■ Objective
Each line below is to be written out in full, exactly as shown.

■ Data excerpt
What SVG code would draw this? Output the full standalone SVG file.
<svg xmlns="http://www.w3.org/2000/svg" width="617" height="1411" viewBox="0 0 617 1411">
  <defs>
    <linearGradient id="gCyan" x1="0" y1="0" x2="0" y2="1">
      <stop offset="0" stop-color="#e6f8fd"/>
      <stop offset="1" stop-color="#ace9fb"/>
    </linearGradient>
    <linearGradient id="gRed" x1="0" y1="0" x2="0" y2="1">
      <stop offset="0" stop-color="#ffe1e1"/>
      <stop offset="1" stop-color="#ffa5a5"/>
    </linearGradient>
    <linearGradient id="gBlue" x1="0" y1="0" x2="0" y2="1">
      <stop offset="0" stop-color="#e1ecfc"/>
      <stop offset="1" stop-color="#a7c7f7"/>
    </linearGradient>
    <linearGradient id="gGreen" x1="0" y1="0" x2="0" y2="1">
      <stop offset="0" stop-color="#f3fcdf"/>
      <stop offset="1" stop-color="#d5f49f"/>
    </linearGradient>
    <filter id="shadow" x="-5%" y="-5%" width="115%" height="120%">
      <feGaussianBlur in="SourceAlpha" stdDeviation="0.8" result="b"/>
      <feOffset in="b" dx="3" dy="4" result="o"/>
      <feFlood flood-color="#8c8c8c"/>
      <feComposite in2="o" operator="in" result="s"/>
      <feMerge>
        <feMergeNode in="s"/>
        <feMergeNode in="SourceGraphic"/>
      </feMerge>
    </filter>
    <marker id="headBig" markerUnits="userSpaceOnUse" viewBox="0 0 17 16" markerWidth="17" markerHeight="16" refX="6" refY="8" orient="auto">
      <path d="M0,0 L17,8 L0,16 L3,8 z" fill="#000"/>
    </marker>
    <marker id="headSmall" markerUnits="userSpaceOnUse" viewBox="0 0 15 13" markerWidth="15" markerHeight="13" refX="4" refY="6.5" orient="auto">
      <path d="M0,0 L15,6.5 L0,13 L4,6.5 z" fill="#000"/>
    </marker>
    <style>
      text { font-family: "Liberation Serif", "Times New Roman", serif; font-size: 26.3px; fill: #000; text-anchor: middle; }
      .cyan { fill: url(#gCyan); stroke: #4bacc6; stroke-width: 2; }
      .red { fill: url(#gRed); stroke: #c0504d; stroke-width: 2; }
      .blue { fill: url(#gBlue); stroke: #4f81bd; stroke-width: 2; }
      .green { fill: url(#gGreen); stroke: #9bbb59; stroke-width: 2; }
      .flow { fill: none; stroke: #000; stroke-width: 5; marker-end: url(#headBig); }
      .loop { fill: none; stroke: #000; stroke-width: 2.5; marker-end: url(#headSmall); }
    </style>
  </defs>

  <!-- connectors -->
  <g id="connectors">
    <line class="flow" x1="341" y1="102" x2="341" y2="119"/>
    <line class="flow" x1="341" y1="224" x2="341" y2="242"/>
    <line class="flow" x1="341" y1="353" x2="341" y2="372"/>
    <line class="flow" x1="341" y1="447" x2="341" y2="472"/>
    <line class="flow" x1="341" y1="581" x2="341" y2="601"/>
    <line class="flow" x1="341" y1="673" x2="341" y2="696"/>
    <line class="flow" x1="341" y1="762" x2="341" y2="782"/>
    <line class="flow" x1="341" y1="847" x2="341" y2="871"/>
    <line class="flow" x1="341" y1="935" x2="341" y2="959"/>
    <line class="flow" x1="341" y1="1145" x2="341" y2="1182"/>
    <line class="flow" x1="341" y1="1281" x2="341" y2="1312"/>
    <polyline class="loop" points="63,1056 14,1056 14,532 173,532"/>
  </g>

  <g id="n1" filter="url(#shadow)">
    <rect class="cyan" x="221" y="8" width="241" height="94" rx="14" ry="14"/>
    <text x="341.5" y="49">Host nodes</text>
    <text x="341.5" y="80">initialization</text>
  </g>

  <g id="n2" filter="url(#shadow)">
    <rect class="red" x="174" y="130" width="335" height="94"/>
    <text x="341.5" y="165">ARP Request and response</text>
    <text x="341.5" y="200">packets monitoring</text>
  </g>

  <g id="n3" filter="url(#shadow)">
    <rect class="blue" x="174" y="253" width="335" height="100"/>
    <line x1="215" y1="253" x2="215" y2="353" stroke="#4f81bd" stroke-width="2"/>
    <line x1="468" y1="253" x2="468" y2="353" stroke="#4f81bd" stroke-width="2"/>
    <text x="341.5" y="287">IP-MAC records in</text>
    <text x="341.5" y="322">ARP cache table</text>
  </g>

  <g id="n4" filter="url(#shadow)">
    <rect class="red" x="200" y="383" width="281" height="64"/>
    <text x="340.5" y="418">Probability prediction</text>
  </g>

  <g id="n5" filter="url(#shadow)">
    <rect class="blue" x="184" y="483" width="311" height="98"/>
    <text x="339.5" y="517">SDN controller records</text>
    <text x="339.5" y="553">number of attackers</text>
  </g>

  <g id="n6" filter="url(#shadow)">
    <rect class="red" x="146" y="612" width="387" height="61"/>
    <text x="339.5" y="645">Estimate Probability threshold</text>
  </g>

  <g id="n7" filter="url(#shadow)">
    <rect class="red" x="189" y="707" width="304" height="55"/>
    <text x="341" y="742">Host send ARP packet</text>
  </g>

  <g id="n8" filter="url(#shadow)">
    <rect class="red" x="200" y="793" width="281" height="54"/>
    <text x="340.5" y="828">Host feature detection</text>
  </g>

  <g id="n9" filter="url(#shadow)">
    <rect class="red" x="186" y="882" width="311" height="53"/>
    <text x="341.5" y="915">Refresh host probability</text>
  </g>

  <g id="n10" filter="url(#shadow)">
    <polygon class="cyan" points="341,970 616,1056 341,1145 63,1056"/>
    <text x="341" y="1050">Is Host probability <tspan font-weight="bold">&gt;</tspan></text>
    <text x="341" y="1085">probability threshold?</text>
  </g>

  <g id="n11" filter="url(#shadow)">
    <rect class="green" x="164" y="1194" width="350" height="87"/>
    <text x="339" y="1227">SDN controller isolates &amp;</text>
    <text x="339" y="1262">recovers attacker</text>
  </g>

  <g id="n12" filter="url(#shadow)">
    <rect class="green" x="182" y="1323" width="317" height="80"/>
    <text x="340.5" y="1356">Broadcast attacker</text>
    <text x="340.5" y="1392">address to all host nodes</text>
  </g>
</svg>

■ Task answer
What SVG code would draw this? Output the full standalone SVG file.
<svg xmlns="http://www.w3.org/2000/svg" width="617" height="1411" viewBox="0 0 617 1411">
  <defs>
    <linearGradient id="gCyan" x1="0" y1="0" x2="0" y2="1">
      <stop offset="0" stop-color="#e6f8fd"/>
      <stop offset="1" stop-color="#ace9fb"/>
    </linearGradient>
    <linearGradient id="gRed" x1="0" y1="0" x2="0" y2="1">
      <stop offset="0" stop-color="#ffe1e1"/>
      <stop offset="1" stop-color="#ffa5a5"/>
    </linearGradient>
    <linearGradient id="gBlue" x1="0" y1="0" x2="0" y2="1">
      <stop offset="0" stop-color="#e1ecfc"/>
      <stop offset="1" stop-color="#a7c7f7"/>
    </linearGradient>
    <linearGradient id="gGreen" x1="0" y1="0" x2="0" y2="1">
      <stop offset="0" stop-color="#f3fcdf"/>
      <stop offset="1" stop-color="#d5f49f"/>
    </linearGradient>
    <filter id="shadow" x="-5%" y="-5%" width="115%" height="120%">
      <feGaussianBlur in="SourceAlpha" stdDeviation="0.8" result="b"/>
      <feOffset in="b" dx="3" dy="4" result="o"/>
      <feFlood flood-color="#8c8c8c"/>
      <feComposite in2="o" operator="in" result="s"/>
      <feMerge>
        <feMergeNode in="s"/>
        <feMergeNode in="SourceGraphic"/>
      </feMerge>
    </filter>
    <marker id="headBig" markerUnits="userSpaceOnUse" viewBox="0 0 17 16" markerWidth="17" markerHeight="16" refX="6" refY="8" orient="auto">
      <path d="M0,0 L17,8 L0,16 L3,8 z" fill="#000"/>
    </marker>
    <marker id="headSmall" markerUnits="userSpaceOnUse" viewBox="0 0 15 13" markerWidth="15" markerHeight="13" refX="4" refY="6.5" orient="auto">
      <path d="M0,0 L15,6.5 L0,13 L4,6.5 z" fill="#000"/>
    </marker>
    <style>
      text { font-family: "Liberation Serif", "Times New Roman", serif; font-size: 26.3px; fill: #000; text-anchor: middle; }
      .cyan { fill: url(#gCyan); stroke: #4bacc6; stroke-width: 2; }
      .red { fill: url(#gRed); stroke: #c0504d; stroke-width: 2; }
      .blue { fill: url(#gBlue); stroke: #4f81bd; stroke-width: 2; }
      .green { fill: url(#gGreen); stroke: #9bbb59; stroke-width: 2; }
      .flow { fill: none; stroke: #000; stroke-width: 5; marker-end: url(#headBig); }
      .loop { fill: none; stroke: #000; stroke-width: 2.5; marker-end: url(#headSmall); }
    </style>
  </defs>

  <!-- connectors -->
  <g id="connectors">
    <line class="flow" x1="341" y1="102" x2="341" y2="119"/>
    <line class="flow" x1="341" y1="224" x2="341" y2="242"/>
    <line class="flow" x1="341" y1="353" x2="341" y2="372"/>
    <line class="flow" x1="341" y1="447" x2="341" y2="472"/>
    <line class="flow" x1="341" y1="581" x2="341" y2="601"/>
    <line class="flow" x1="341" y1="673" x2="341" y2="696"/>
    <line class="flow" x1="341" y1="762" x2="341" y2="782"/>
    <line class="flow" x1="341" y1="847" x2="341" y2="871"/>
    <line class="flow" x1="341" y1="935" x2="341" y2="959"/>
    <line class="flow" x1="341" y1="1145" x2="341" y2="1182"/>
    <line class="flow" x1="341" y1="1281" x2="341" y2="1312"/>
    <polyline class="loop" points="63,1056 14,1056 14,532 173,532"/>
  </g>

  <g id="n1" filter="url(#shadow)">
    <rect class="cyan" x="221" y="8" width="241" height="94" rx="14" ry="14"/>
    <text x="341.5" y="49">Host nodes</text>
    <text x="341.5" y="80">initialization</text>
  </g>

  <g id="n2" filter="url(#shadow)">
    <rect class="red" x="174" y="130" width="335" height="94"/>
    <text x="341.5" y="165">ARP Request and response</text>
    <text x="341.5" y="200">packets monitoring</text>
  </g>

  <g id="n3" filter="url(#shadow)">
    <rect class="blue" x="174" y="253" width="335" height="100"/>
    <line x1="215" y1="253" x2="215" y2="353" stroke="#4f81bd" stroke-width="2"/>
    <line x1="468" y1="253" x2="468" y2="353" stroke="#4f81bd" stroke-width="2"/>
    <text x="341.5" y="287">IP-MAC records in</text>
    <text x="341.5" y="322">ARP cache table</text>
  </g>

  <g id="n4" filter="url(#shadow)">
    <rect class="red" x="200" y="383" width="281" height="64"/>
    <text x="340.5" y="418">Probability prediction</text>
  </g>

  <g id="n5" filter="url(#shadow)">
    <rect class="blue" x="184" y="483" width="311" height="98"/>
    <text x="339.5" y="517">SDN controller records</text>
    <text x="339.5" y="553">number of attackers</text>
  </g>

  <g id="n6" filter="url(#shadow)">
    <rect class="red" x="146" y="612" width="387" height="61"/>
    <text x="339.5" y="645">Estimate Probability threshold</text>
  </g>

  <g id="n7" filter="url(#shadow)">
    <rect class="red" x="189" y="707" width="304" height="55"/>
    <text x="341" y="742">Host send ARP packet</text>
  </g>

  <g id="n8" filter="url(#shadow)">
    <rect class="red" x="200" y="793" width="281" height="54"/>
    <text x="340.5" y="828">Host feature detection</text>
  </g>

  <g id="n9" filter="url(#shadow)">
    <rect class="red" x="186" y="882" width="311" height="53"/>
    <text x="341.5" y="915">Refresh host probability</text>
  </g>

  <g id="n10" filter="url(#shadow)">
    <polygon class="cyan" points="341,970 616,1056 341,1145 63,1056"/>
    <text x="341" y="1050">Is Host probability <tspan font-weight="bold">&gt;</tspan></text>
    <text x="341" y="1085">probability threshold?</text>
  </g>

  <g id="n11" filter="url(#shadow)">
    <rect class="green" x="164" y="1194" width="350" height="87"/>
    <text x="339" y="1227">SDN controller isolates &amp;</text>
    <text x="339" y="1262">recovers attacker</text>
  </g>

  <g id="n12" filter="url(#shadow)">
    <rect class="green" x="182" y="1323" width="317" height="80"/>
    <text x="340.5" y="1356">Broadcast attacker</text>
    <text x="340.5" y="1392">address to all host nodes</text>
  </g>
</svg>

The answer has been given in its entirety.